• Requirements:
Please write out the complete listing that follows, exactly as it reads.

• Records shown:
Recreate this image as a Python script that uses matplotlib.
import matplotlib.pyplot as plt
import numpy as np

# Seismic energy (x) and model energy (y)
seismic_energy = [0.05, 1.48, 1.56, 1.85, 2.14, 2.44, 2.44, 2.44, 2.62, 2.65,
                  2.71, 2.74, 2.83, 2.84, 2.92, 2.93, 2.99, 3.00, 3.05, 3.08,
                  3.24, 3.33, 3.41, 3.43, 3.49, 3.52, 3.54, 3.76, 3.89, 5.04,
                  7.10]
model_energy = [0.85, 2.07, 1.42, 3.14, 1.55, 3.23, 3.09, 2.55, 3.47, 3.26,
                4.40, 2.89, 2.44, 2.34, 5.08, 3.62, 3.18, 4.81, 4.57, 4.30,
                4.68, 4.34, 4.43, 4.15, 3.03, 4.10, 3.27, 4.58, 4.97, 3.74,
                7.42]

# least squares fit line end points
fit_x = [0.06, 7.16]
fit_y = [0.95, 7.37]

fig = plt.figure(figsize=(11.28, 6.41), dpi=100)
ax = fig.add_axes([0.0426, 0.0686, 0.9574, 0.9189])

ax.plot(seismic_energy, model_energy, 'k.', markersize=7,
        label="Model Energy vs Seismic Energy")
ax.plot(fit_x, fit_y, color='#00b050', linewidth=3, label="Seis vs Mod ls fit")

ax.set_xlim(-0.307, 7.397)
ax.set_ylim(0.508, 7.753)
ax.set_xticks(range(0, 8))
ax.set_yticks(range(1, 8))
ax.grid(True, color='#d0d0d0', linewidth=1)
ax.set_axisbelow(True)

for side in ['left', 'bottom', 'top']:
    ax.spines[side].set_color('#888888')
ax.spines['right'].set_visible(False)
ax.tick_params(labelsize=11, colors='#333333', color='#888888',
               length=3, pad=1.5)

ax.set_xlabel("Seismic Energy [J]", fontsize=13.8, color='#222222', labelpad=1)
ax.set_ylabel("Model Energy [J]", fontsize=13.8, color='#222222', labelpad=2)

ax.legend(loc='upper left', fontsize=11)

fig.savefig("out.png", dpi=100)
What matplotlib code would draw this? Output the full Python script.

• Result below:
Recreate this image as a Python script that uses matplotlib.
import matplotlib.pyplot as plt
import numpy as np

# Seismic energy (x) and model energy (y)
seismic_energy = [0.05, 1.48, 1.56, 1.85, 2.14, 2.44, 2.44, 2.44, 2.62, 2.65,
                  2.71, 2.74, 2.83, 2.84, 2.92, 2.93, 2.99, 3.00, 3.05, 3.08,
                  3.24, 3.33, 3.41, 3.43, 3.49, 3.52, 3.54, 3.76, 3.89, 5.04,
                  7.10]
model_energy = [0.85, 2.07, 1.42, 3.14, 1.55, 3.23, 3.09, 2.55, 3.47, 3.26,
                4.40, 2.89, 2.44, 2.34, 5.08, 3.62, 3.18, 4.81, 4.57, 4.30,
                4.68, 4.34, 4.43, 4.15, 3.03, 4.10, 3.27, 4.58, 4.97, 3.74,
                7.42]

# least squares fit line end points
fit_x = [0.06, 7.16]
fit_y = [0.95, 7.37]

fig = plt.figure(figsize=(11.28, 6.41), dpi=100)
ax = fig.add_axes([0.0426, 0.0686, 0.9574, 0.9189])

ax.plot(seismic_energy, model_energy, 'k.', markersize=7,
        label="Model Energy vs Seismic Energy")
ax.plot(fit_x, fit_y, color='#00b050', linewidth=3, label="Seis vs Mod ls fit")

ax.set_xlim(-0.307, 7.397)
ax.set_ylim(0.508, 7.753)
ax.set_xticks(range(0, 8))
ax.set_yticks(range(1, 8))
ax.grid(True, color='#d0d0d0', linewidth=1)
ax.set_axisbelow(True)

for side in ['left', 'bottom', 'top']:
    ax.spines[side].set_color('#888888')
ax.spines['right'].set_visible(False)
ax.tick_params(labelsize=11, colors='#333333', color='#888888',
               length=3, pad=1.5)

ax.set_xlabel("Seismic Energy [J]", fontsize=13.8, color='#222222', labelpad=1)
ax.set_ylabel("Model Energy [J]", fontsize=13.8, color='#222222', labelpad=2)

ax.legend(loc='upper left', fontsize=11)

fig.savefig("out.png", dpi=100)
What matplotlib code would draw this? Output the full Python script.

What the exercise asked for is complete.